■ Work to be completed
Can you set down, exactly as they appear below, the lines from the opening of the material through the one bearing "import matplotlib.pyplot as plt", minus the pictures?

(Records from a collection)
-*-
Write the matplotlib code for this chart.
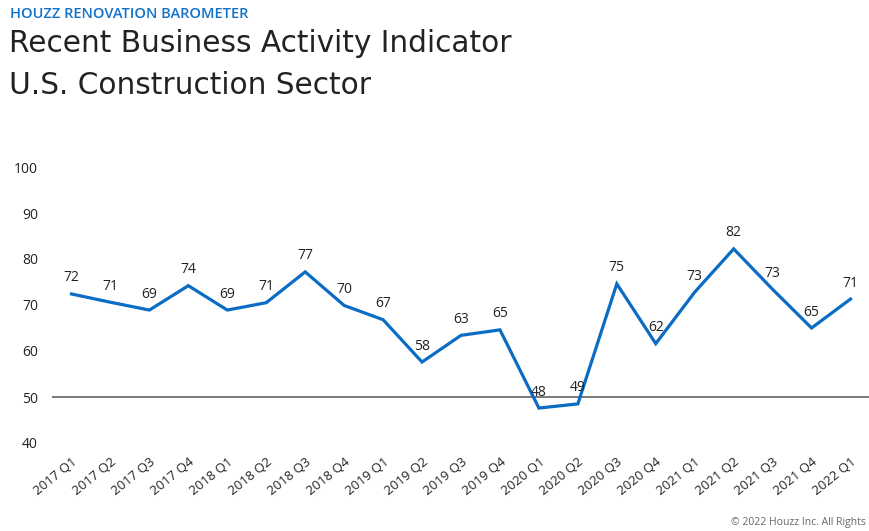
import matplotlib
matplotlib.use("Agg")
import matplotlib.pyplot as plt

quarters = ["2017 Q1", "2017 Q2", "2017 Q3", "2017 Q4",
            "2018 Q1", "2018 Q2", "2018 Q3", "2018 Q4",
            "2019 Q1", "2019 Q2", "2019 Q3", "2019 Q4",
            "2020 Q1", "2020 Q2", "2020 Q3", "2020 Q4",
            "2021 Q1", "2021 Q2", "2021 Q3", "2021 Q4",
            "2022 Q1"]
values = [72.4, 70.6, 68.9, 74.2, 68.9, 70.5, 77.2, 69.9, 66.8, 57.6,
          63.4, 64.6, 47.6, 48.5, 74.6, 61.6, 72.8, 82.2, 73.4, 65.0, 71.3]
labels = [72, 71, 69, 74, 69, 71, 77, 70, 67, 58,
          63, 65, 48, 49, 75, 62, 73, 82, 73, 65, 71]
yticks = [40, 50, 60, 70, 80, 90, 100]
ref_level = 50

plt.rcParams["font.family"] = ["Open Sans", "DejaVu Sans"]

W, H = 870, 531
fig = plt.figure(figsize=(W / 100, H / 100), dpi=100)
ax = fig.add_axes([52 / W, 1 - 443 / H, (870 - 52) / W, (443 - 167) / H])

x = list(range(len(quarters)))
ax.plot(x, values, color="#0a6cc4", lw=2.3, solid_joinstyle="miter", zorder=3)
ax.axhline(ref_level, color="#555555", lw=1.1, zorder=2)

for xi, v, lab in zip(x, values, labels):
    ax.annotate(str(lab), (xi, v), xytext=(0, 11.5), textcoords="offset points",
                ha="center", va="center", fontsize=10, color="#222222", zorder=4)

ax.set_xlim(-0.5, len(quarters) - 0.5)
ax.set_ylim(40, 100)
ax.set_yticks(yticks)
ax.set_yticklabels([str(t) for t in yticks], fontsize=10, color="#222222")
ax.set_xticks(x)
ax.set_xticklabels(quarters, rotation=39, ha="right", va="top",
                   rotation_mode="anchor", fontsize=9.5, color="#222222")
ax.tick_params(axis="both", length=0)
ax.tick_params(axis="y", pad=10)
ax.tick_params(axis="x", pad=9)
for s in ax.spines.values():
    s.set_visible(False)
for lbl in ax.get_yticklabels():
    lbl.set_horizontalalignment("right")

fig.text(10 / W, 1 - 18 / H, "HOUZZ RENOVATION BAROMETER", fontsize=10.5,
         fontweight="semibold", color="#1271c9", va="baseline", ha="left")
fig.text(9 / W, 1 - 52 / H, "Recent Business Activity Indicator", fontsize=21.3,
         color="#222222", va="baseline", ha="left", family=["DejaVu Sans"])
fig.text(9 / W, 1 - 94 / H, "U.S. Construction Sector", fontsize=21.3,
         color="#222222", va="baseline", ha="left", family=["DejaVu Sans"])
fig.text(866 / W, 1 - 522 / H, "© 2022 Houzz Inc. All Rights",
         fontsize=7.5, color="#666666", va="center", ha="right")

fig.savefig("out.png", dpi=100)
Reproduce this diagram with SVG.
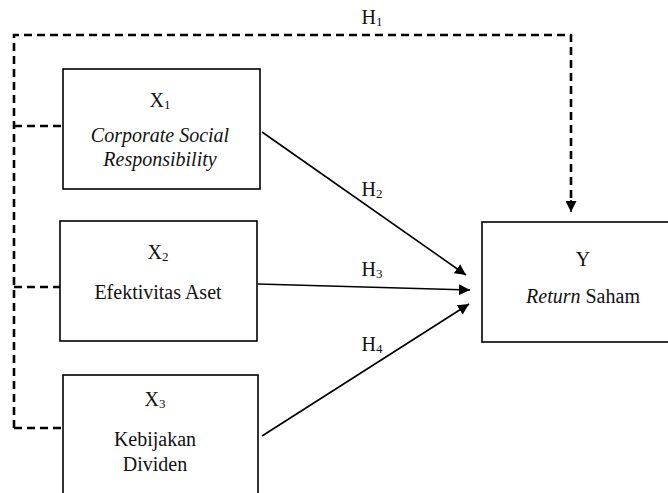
-*-
■ Exercise result
Write the matplotlib code for this chart.
import matplotlib
matplotlib.use("Agg")
import matplotlib.pyplot as plt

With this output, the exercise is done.